Ainda Estou Aqui: o Oscar que ilumina a memória e resiste ao esquecimento
A vitória do filme “Ainda Estou Aqui” no Oscar, como Melhor Filme Internacional, não é apenas uma conquista histórica para o cinema brasileiro. É um ato político. A obra, adaptada do livro homônimo de Marcelo Rubens Paiva, filho de Eunice Paiva e do deputado Rubens Paiva, vítima emblemática da ditadura militar, resgata uma narrativa de dor, resistência e luta contra o apagamento. Num momento em que setores da extrema-direita brasileira tentam reescrever a história, negando os crimes da ditadura (1964-1985), o reconhecimento internacional do filme é um recado poderoso: a arte não se cala diante do fascismo.
A história do filme se entrelaça com a trajetória da família Paiva, cujo destino foi atravessado pelo golpe de 1964, financiado e apoiado pelos Estados Unidos. Como destacado pelo Brasil 247, o governo de João Goulart (Jango) foi derrubado não apenas por suas “reformas de base”, mas também por sua “política externa independente”, que desafiou a hegemonia norte-americana na América Latina. Rubens Paiva, deputado federal cassado e torturado até a morte em 1971, denunciou em vida a ingerência estrangeira: documentos revelam que ele alertou sobre “a participação dos Estados Unidos no golpe militar de 1964”, conforme registrado em investigações posteriores.
Sua esposa, Eunice Paiva, interpretada de forma sublime por Fernanda Torres, tornou-se símbolo de resistência. Após o desaparecimento do marido, ela enfrentou anos de perseguição, sem nunca aceitar a versão oficial de que Rubens havia “fugido”. Eunice manteve viva a chama da memória, recusando-se a assinar atestados de óbito falsos e exigindo respostas em um país onde a justiça estava sequestrada pela caserna. Fernanda Torres, ao incorporar Eunice, não apenas revive sua dignidade, mas também traduz para as telas a força silenciosa de quem enfrenta a máquina do terror de Estado sem perder a humanidade.

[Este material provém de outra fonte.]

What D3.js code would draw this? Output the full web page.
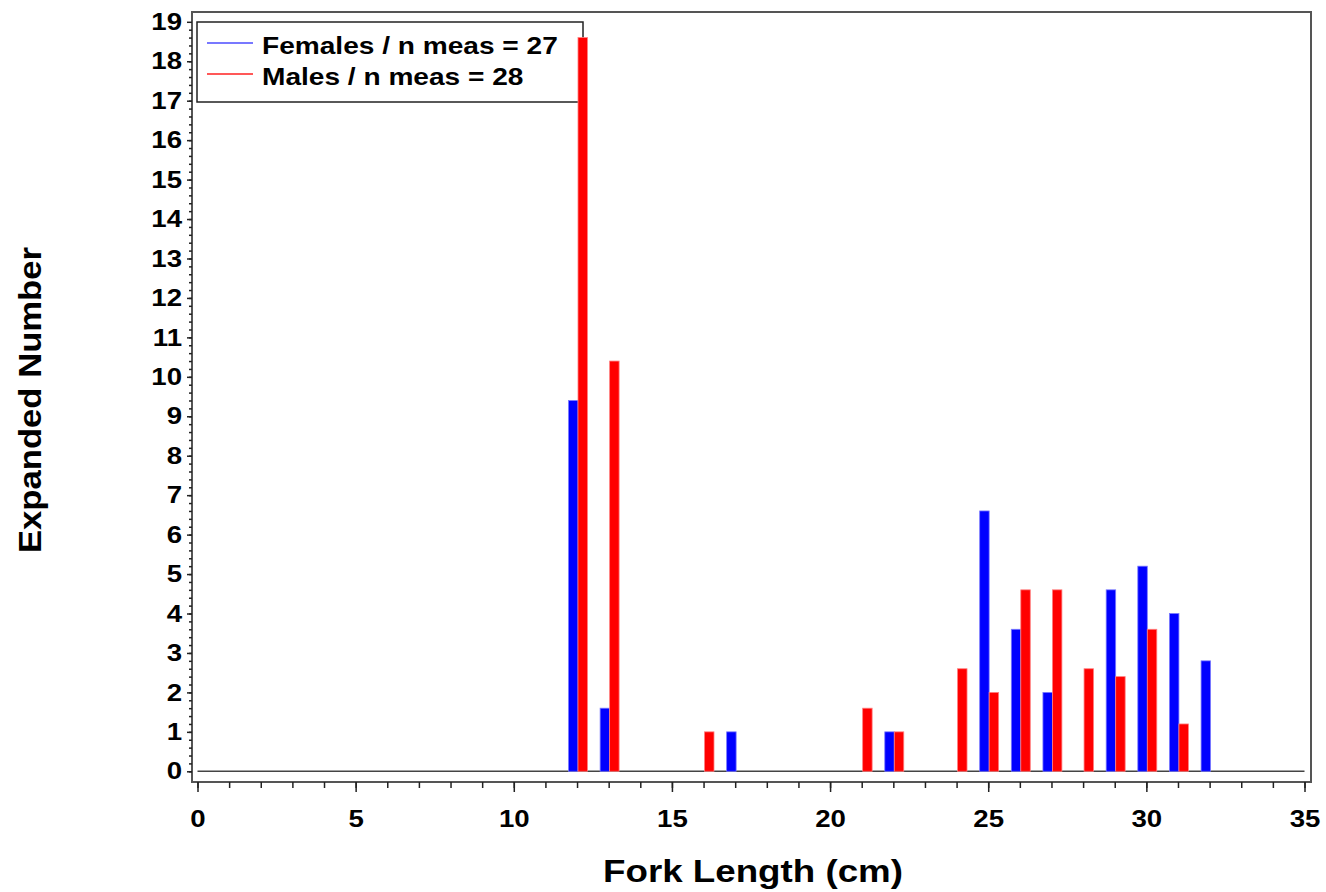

O filme chega em um contexto global onde discursos autoritários, revisionismos históricos e ataques à democracia ganham terreno. Como observa Jamil Chade, do UOL, o Oscar “manda um recado poderoso de defesa da democracia”, especialmente em um Brasil onde o legado da ditadura ainda assombra, seja na violência policial, seja na romantização do regime por parte de líderes da extrema-direita.
“Ainda Estou Aqui” desmonta a narrativa de que o golpe foi um “movimento redentor”. Ele expõe a violência sistemática, o silêncio cúmplice de setores da sociedade e a destruição de projetos progressistas. Marcelo Rubens Paiva, ao transformar sua história familiar em literatura e, posteriormente, em roteiro, cumpre um papel essencial: o de lembrar que por trás de cada número de mortos e desaparecidos há rostos, sonhos e famílias dilaceradas.
Eunice Paiva, retratada com maestria por Fernanda Torres, é a personificação da resistência que se recusa ao apagamento. Como destaca o Brasil 247, ela “não se curvou” mesmo após ser presa, perseguida e ter sua família vigiada. Sua luta ecoa hoje, quando sobreviventes do regime e jovens ativistas buscam justiça de transição, ainda inexistente no Brasil, onde torturadores seguem impunes e novas tentativas de golpe de Estado, como a de Bolsonaro e do 8 de janeiro, pedem anistia (perdão) antes mesmo de serem condenadas.
A homenagem do Oscar, portanto, não é apenas ao mérito artístico. É um reconhecimento de que a memória é um campo de batalha. Celebrar “Ainda Estou Aqui” é celebrar todos que, como Eunice, dizem: “Ainda estou aqui” — mesmo quando o Estado tenta apagar suas existências.
Em tempos de fake news e negacionismo, o filme lembra que a arte pode ser trincheira. A estatueta dourada ganha contornos de um grito: contra a ditadura do passado e contra os autoritarismos do presente. Que a luz projetada sobre Eunice Paiva e Fernanda Torres ilumine também os que hoje lutam por justiça — para que nunca mais se repita.
Como escreveu Marcelo Rubens Paiva, a dor de sua família “é a dor do Brasil”. E é essa dor, transformada em arte e resistência, que o mundo aplaude hoje. O Oscar não é só do cinema. É de todos que acreditam que a memória é o primeiro passo para a liberdade.